12. You Can Learn All About Macadamia Nuts
Macadamia nuts are delicious, nutritious snacks, and they are grown right around Hilo. The Mauna Loa Macadamia Nut Corporation has cultivated, harvested, roasted, and sold the nuts for three decades from their farm facility just south of Hilo. You’ll drive through 3 miles of orchards before reaching the Mauna Loa factory and visitor center, where you can see the nuts being processed, flavored, and packed. There are samples as well as plenty of macadamia treats for you to purchase on-site.
What To Know Before You Go
As mentioned above, Hilo gets a lot of rain! The good news is that it tends to move quickly across the island and out to sea. That said, make sure you’re prepared with a good raincoat and umbrella at all times.

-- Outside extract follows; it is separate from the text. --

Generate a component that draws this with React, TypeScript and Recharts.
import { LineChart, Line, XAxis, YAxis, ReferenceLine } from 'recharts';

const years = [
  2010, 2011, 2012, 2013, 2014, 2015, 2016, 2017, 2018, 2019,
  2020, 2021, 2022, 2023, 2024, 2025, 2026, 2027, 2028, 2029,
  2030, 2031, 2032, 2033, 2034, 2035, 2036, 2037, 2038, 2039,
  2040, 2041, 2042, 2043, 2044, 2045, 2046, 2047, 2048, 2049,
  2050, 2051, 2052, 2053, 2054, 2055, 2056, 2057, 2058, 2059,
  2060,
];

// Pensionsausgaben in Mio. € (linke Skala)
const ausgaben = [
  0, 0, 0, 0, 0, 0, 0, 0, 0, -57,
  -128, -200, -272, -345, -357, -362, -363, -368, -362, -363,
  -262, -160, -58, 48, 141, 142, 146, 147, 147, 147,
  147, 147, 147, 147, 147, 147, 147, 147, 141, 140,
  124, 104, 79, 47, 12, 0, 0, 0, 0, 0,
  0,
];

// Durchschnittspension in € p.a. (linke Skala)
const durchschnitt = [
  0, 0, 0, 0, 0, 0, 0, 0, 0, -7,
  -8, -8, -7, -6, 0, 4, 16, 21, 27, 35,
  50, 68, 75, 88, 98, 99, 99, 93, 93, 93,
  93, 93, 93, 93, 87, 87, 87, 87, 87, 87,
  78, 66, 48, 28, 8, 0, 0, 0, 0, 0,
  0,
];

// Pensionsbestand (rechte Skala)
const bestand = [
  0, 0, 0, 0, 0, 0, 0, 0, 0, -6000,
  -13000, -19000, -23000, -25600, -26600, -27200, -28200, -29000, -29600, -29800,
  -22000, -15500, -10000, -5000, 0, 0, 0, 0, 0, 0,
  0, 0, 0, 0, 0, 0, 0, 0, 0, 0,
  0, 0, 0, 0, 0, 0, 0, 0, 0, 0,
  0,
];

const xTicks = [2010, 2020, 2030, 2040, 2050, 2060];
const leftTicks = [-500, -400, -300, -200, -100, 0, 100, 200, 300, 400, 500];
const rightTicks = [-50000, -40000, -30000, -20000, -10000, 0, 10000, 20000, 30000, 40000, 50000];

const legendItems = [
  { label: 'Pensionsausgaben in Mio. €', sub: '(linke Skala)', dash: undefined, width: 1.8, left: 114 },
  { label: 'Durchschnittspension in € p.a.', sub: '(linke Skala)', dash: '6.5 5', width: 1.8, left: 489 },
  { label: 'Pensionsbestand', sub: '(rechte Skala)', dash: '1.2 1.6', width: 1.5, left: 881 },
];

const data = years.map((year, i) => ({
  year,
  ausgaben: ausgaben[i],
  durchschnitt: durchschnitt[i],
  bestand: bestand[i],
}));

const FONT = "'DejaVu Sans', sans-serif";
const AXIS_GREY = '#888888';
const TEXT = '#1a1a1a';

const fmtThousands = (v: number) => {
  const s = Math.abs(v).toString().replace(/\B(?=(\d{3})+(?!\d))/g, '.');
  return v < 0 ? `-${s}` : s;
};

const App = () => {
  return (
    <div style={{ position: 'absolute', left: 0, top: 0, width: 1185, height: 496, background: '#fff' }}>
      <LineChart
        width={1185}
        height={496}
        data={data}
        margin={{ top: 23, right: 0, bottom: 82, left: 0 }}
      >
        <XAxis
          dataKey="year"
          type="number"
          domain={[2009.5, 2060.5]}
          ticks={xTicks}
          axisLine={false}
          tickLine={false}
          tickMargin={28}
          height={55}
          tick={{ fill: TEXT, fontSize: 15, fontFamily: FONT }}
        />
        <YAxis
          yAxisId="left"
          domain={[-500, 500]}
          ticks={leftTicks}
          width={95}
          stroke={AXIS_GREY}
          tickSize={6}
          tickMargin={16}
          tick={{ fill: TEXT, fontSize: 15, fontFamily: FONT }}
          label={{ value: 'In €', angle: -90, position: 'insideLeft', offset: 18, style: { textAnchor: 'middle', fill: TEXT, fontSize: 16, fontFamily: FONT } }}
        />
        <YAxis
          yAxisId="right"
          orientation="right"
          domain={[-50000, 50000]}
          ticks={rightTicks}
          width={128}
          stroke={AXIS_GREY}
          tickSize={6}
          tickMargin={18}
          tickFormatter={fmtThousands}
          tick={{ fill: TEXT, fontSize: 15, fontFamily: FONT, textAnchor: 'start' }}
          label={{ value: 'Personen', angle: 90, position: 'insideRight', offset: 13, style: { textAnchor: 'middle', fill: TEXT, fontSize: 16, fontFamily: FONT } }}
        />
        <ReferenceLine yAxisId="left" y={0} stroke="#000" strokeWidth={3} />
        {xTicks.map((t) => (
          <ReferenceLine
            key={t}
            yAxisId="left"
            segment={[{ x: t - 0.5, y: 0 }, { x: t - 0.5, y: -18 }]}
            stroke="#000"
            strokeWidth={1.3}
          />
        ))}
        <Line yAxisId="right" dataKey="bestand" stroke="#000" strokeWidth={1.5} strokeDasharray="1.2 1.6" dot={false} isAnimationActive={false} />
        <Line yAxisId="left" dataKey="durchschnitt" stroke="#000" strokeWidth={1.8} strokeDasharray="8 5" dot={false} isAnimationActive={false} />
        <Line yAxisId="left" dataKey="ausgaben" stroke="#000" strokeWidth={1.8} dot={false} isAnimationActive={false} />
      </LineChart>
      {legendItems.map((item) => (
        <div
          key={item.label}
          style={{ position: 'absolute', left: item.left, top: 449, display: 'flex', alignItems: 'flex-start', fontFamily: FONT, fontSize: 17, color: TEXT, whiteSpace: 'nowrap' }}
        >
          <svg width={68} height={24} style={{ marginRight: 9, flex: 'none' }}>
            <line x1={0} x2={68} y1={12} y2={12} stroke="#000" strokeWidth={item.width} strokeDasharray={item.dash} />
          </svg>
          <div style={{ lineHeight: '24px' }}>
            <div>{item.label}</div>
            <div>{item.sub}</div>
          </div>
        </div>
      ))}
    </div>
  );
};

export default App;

Don’t leave your hotel without them.
Also, be sure to check the volcanic smog forecast prior to your arrival. With volcanoes like Kilauea so close, atmospheric gases can often accumulate, which can aggravate some medical conditions, including asthma. If volcanic smog levels are high while you’re in Hilo, you might want to pack a mask, and if necessary, your rescue inhaler.